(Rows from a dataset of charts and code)
----------------

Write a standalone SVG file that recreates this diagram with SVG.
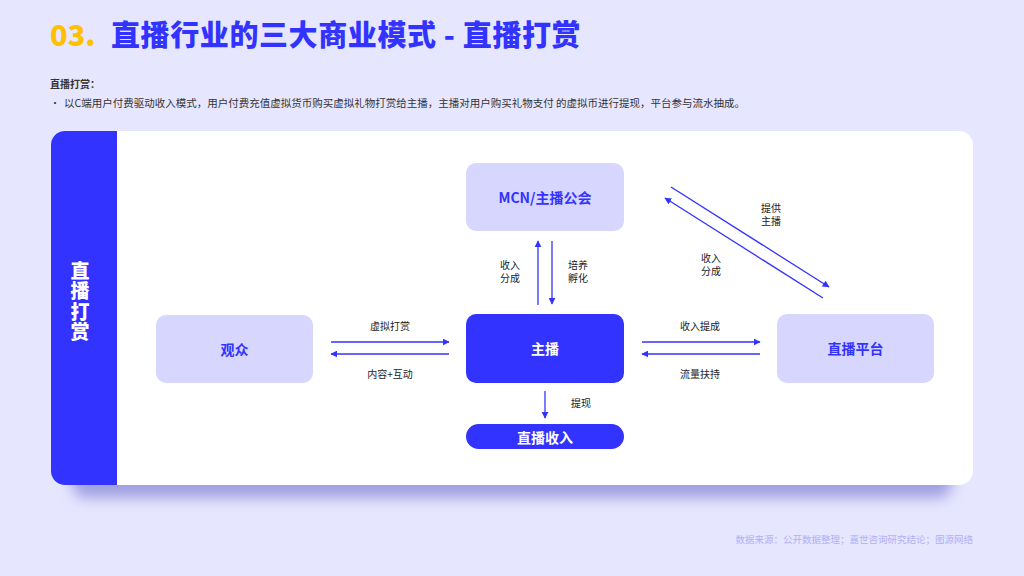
<svg xmlns="http://www.w3.org/2000/svg" width="1024" height="576" viewBox="0 0 1024 576">
<defs>
<filter id="sh" x="-10%" y="-20%" width="120%" height="140%"><feGaussianBlur stdDeviation="7"/></filter>
<marker id="ah" viewBox="0 0 10 10" refX="9" refY="5" markerWidth="7" markerHeight="7" markerUnits="userSpaceOnUse" orient="auto"><path d="M0,0 L10,5 L0,10 z" fill="#3333FF"/></marker>
<clipPath id="cardclip"><rect x="51" y="131" width="922" height="354" rx="14"/></clipPath>
</defs>
<style>
text{font-family:"Noto Sans CJK SC","Noto Sans",sans-serif;}
.lbl{font-size:10px;fill:#222;text-anchor:middle;}
.nt{font-size:14px;font-weight:700;text-anchor:middle;dominant-baseline:central;}
.lt{fill:#D6D6FF;}
.dk{fill:#3333FF;}
.conn line{stroke:#3333FF;stroke-width:1.3;marker-end:url(#ah);}
</style>
<rect width="1024" height="576" fill="#E6E6FF"/>
<text x="50" y="46" font-size="29" font-weight="900" fill="#FFC000">03.</text>
<text x="111" y="46" font-size="29" font-weight="900" fill="#3333FF" letter-spacing="0.6">直播行业的三大商业模式 - 直播打赏</text>
<text x="50" y="88" font-size="10" font-weight="700" fill="#333">直播打赏：</text>
<text x="50" y="107" font-size="10" fill="#333">•</text>
<text x="64" y="107" font-size="10.5" fill="#333">以C端用户付费驱动收入模式，用户付费充值虚拟货币购买虚拟礼物打赏给主播，主播对用户购买礼物支付 的虚拟币进行提现，平台参与流水抽成。</text>
<rect x="72" y="160" width="880" height="338" rx="14" fill="#A0A0E0" filter="url(#sh)"/>
<g clip-path="url(#cardclip)">
<rect x="51" y="131" width="922" height="354" fill="#FFFFFF"/>
<rect x="51" y="131" width="66" height="354" fill="#3333FF"/>
</g>
<g id="side">
<text x="80" y="261" font-size="19" font-weight="900" fill="#FFFFFF" writing-mode="vertical-rl" letter-spacing="1.5">直播打赏</text>
</g>
<g id="node-guanzhong"><rect class="lt" x="156" y="315" width="157" height="68" rx="10"/><text class="nt" x="234.5" y="349" fill="#3333FF">观众</text></g>
<g id="node-mcn"><rect class="lt" x="466" y="163" width="158" height="68" rx="10"/><text class="nt" x="545" y="197" fill="#3333FF">MCN/主播公会</text></g>
<g id="node-zhubo"><rect class="dk" x="466" y="314" width="158" height="69" rx="10"/><text class="nt" x="545" y="348" fill="#FFFFFF">主播</text></g>
<g id="node-pingtai"><rect class="lt" x="777" y="314" width="157" height="69" rx="10"/><text class="nt" x="855.5" y="348" fill="#3333FF">直播平台</text></g>
<g id="node-shouru"><rect class="dk" x="466" y="424" width="158" height="25" rx="12.5"/><text class="nt" x="545" y="436.5" fill="#FFFFFF">直播收入</text></g>
<g class="conn" id="connectors">
<line x1="331" y1="342" x2="449" y2="342"/>
<line x1="449" y1="354" x2="331" y2="354"/>
<line x1="642" y1="342" x2="760" y2="342"/>
<line x1="760" y1="354" x2="642" y2="354"/>
<line x1="538" y1="305" x2="538" y2="241"/>
<line x1="552" y1="241" x2="552" y2="304"/>
<line x1="545" y1="391" x2="545" y2="418"/>
<line x1="671" y1="187" x2="829" y2="287"/>
<line x1="823" y1="298" x2="665" y2="198"/>
</g>
<g id="labels">
<text class="lbl" x="390" y="330">虚拟打赏</text>
<text class="lbl" x="390" y="378">内容+互动</text>
<text class="lbl" x="700" y="330">收入提成</text>
<text class="lbl" x="700" y="378">流量扶持</text>
<text class="lbl" x="510" y="269">收入</text>
<text class="lbl" x="510" y="282">分成</text>
<text class="lbl" x="578" y="269">培养</text>
<text class="lbl" x="578" y="282">孵化</text>
<text class="lbl" x="581" y="407">提现</text>
<text class="lbl" x="771" y="212">提供</text>
<text class="lbl" x="771" y="225">主播</text>
<text class="lbl" x="711" y="262">收入</text>
<text class="lbl" x="711" y="275">分成</text>
</g>
<text x="973" y="543" font-size="9.5" fill="#B0B0F5" text-anchor="end">数据来源：公开数据整理；嘉世咨询研究结论；图源网络</text>
</svg>
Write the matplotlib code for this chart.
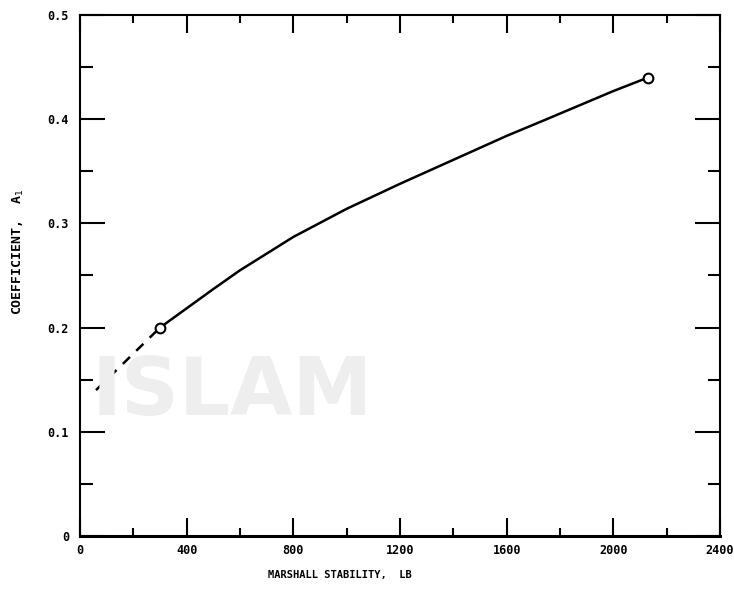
import matplotlib.pyplot as plt
from matplotlib.ticker import MultipleLocator

# values
stability = [300, 500, 600, 800, 1000, 1200, 1400, 1600, 1750, 2000, 2130]
coef = [0.200, 0.237, 0.255, 0.287, 0.314, 0.338, 0.361, 0.384, 0.400, 0.427, 0.440]

ext_stability = [60, 300]      # dashed extrapolation
ext_coef = [0.140, 0.200]

end_x = [300, 2130]            # open circles
end_y = [0.200, 0.440]

xticks = [0, 400, 800, 1200, 1600, 2000, 2400]
xtick_labels = ['0', '400', '800', '1200', '1600', '2000', '2400']
yticks = [0, 0.1, 0.2, 0.3, 0.4, 0.5]
ytick_labels = ['0', '0.1', '0.2', '0.3', '0.4', '0.5']

mono = 'DejaVu Sans Mono'

fig = plt.figure(figsize=(7.34, 5.89), dpi=100)
ax = fig.add_axes([80 / 734, 1 - 536 / 589, 640 / 734, 521 / 589])

# faint watermark from the scan
fig.text(92 / 734, 1 - 415 / 589, 'ISLAM', fontsize=58, color='#eeeeee',
         family='DejaVu Sans', fontweight='bold', zorder=0, ha='left', va='baseline')

ax.plot(stability, coef, color='black', lw=1.8, zorder=3)
ax.plot(ext_stability, ext_coef, color='black', lw=1.8, ls=(0, (4, 3.5)), zorder=3)
ax.plot(end_x, end_y, 'o', ms=7, mfc='white', mec='black', mew=1.5, zorder=4)

ax.set_xlim(0, 2400)
ax.set_ylim(0, 0.5)
ax.set_xticks(xticks)
ax.set_xticklabels(xtick_labels)
ax.set_yticks(yticks)
ax.set_yticklabels(ytick_labels)
ax.xaxis.set_minor_locator(MultipleLocator(200))
ax.yaxis.set_minor_locator(MultipleLocator(0.05))

ax.tick_params(axis='x', which='major', direction='in', length=13, width=1.5,
               top=True, pad=6)
ax.tick_params(axis='x', which='minor', direction='in', length=6, width=1.5, top=True)
ax.tick_params(axis='y', which='major', direction='in', length=18, width=1.5,
               right=True, pad=8)
ax.tick_params(axis='y', which='minor', direction='in', length=9, width=1.5, right=True)

for lab in ax.get_xticklabels() + ax.get_yticklabels():
    lab.set_family(mono)
    lab.set_fontweight('bold')
    lab.set_fontsize(8.5)

for side in ['top', 'left', 'right']:
    ax.spines[side].set_linewidth(1.5)
ax.spines['bottom'].set_linewidth(2.2)
ax.patch.set_alpha(0)

fig.text(268 / 734, 1 - 575 / 589, 'MARSHALL STABILITY,  LB', family=mono,
         fontweight='bold', fontsize=7.5, ha='left', va='center')
fig.text(18 / 734, 1 - 252 / 589, 'COEFFICIENT,  A$_1$', family=mono,
         fontweight='bold', fontsize=9.5, rotation=90, ha='center', va='center')

plt.savefig('out.png', dpi=100)
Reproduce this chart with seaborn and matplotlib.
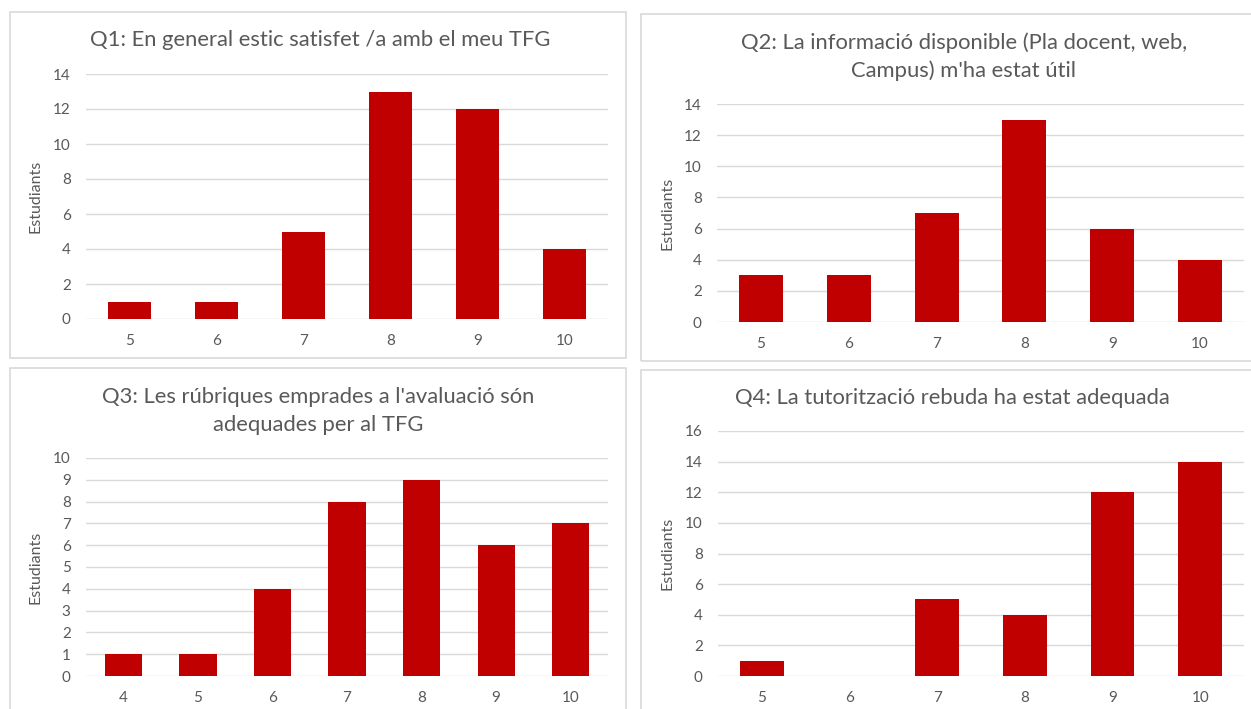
import matplotlib
matplotlib.use("Agg")
import matplotlib.pyplot as plt
import seaborn as sns
import pandas as pd
from matplotlib.patches import Rectangle

# Survey answers (score -> number of students)
q1_scores = ["5", "6", "7", "8", "9", "10"]
q1_counts = [1, 1, 5, 13, 12, 4]

q2_scores = ["5", "6", "7", "8", "9", "10"]
q2_counts = [3, 3, 7, 13, 6, 4]

q3_scores = ["4", "5", "6", "7", "8", "9", "10"]
q3_counts = [1, 1, 4, 8, 9, 6, 7]

q4_scores = ["5", "6", "7", "8", "9", "10"]
q4_counts = [1, 0, 5, 4, 12, 14]

titles = [
    "Q1: En general estic satisfet /a amb el meu TFG",
    "Q2: La informació disponible (Pla docent, web,\nCampus) m'ha estat útil",
    "Q3: Les rúbriques emprades a l'avaluació són\nadequades per al TFG",
    "Q4: La tutorització rebuda ha estat adequada",
]

sns.set_theme(style="white")
plt.rcParams["font.family"] = ["Lato", "DejaVu Sans"]

BAR = "#C00000"
GRID = "#D9D9D9"
TXT = "#595959"

W, H = 1251, 709
fig = plt.figure(figsize=(W / 100, H / 100), dpi=100)


def px(left, top, right, bottom):
    return [left / W, 1 - bottom / H, (right - left) / W, (bottom - top) / H]


# panel frames (left, top, right, bottom in pixels)
frames = [(10, 12, 626, 358), (641, 14, 1300, 361), (10, 368, 626, 720), (641, 370, 1300, 720)]
for l, t, r, b in frames:
    fig.add_artist(Rectangle((l / W, 1 - b / H), (r - l) / W, (b - t) / H,
                             transform=fig.transFigure, fill=False,
                             edgecolor=GRID, linewidth=1.2))

panels = [
    (q1_scores, q1_counts, px(86, 74, 608, 319), 14, 2, -0.084, (320, 40)),
    (q2_scores, q2_counts, px(717, 104, 1244, 322), 14, 2, -0.080, (964, 57)),
    (q3_scores, q3_counts, px(86, 458, 608, 676), 10, 1, -0.084, (318, 411)),
    (q4_scores, q4_counts, px(718, 431, 1244, 676), 16, 2, -0.082, (952, 398)),
]

for (scores, counts, pos, ymax, step, lab_x, tpos), title in zip(panels, titles):
    ax = fig.add_axes(pos)
    df = pd.DataFrame({"score": scores, "count": counts})
    sns.barplot(data=df, x="score", y="count", color=BAR, width=0.5,
                saturation=1, ax=ax, linewidth=0)
    ax.set_ylim(0, ymax)
    ax.set_yticks(range(0, ymax + 1, step))
    ax.set_xlim(-0.5, len(scores) - 0.5)
    ax.yaxis.grid(True, color=GRID, linewidth=1)
    ax.set_axisbelow(True)
    for s in ax.spines.values():
        s.set_visible(False)
    ax.tick_params(axis="both", length=0, colors=TXT, labelsize=11)
    ax.tick_params(axis="x", pad=11)
    ax.tick_params(axis="y", pad=11)
    ax.set_xlabel("")
    ax.set_ylabel("Estudiants", color=TXT, fontsize=11.5)
    ax.yaxis.set_label_coords(lab_x, 0.5)
    fig.text(tpos[0] / W, 1 - tpos[1] / H, title, ha="center", va="center",
             fontsize=15.8, color=TXT, linespacing=1.45)

fig.savefig("out.png", dpi=100)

----------------

> WHAT TO PRODUCE: Copy out the listing above from the line containing "Reproduce this chart" to the line containing "return [left /", both included, exactly as written and minus the images.

> WRITTEN ANSWER:
Reproduce this chart with seaborn and matplotlib.
import matplotlib
matplotlib.use("Agg")
import matplotlib.pyplot as plt
import seaborn as sns
import pandas as pd
from matplotlib.patches import Rectangle

# Survey answers (score -> number of students)
q1_scores = ["5", "6", "7", "8", "9", "10"]
q1_counts = [1, 1, 5, 13, 12, 4]

q2_scores = ["5", "6", "7", "8", "9", "10"]
q2_counts = [3, 3, 7, 13, 6, 4]

q3_scores = ["4", "5", "6", "7", "8", "9", "10"]
q3_counts = [1, 1, 4, 8, 9, 6, 7]

q4_scores = ["5", "6", "7", "8", "9", "10"]
q4_counts = [1, 0, 5, 4, 12, 14]

titles = [
    "Q1: En general estic satisfet /a amb el meu TFG",
    "Q2: La informació disponible (Pla docent, web,\nCampus) m'ha estat útil",
    "Q3: Les rúbriques emprades a l'avaluació són\nadequades per al TFG",
    "Q4: La tutorització rebuda ha estat adequada",
]

sns.set_theme(style="white")
plt.rcParams["font.family"] = ["Lato", "DejaVu Sans"]

BAR = "#C00000"
GRID = "#D9D9D9"
TXT = "#595959"

W, H = 1251, 709
fig = plt.figure(figsize=(W / 100, H / 100), dpi=100)


def px(left, top, right, bottom):
    return [left / W, 1 - bottom / H, (right - left) / W, (bottom - top) / H]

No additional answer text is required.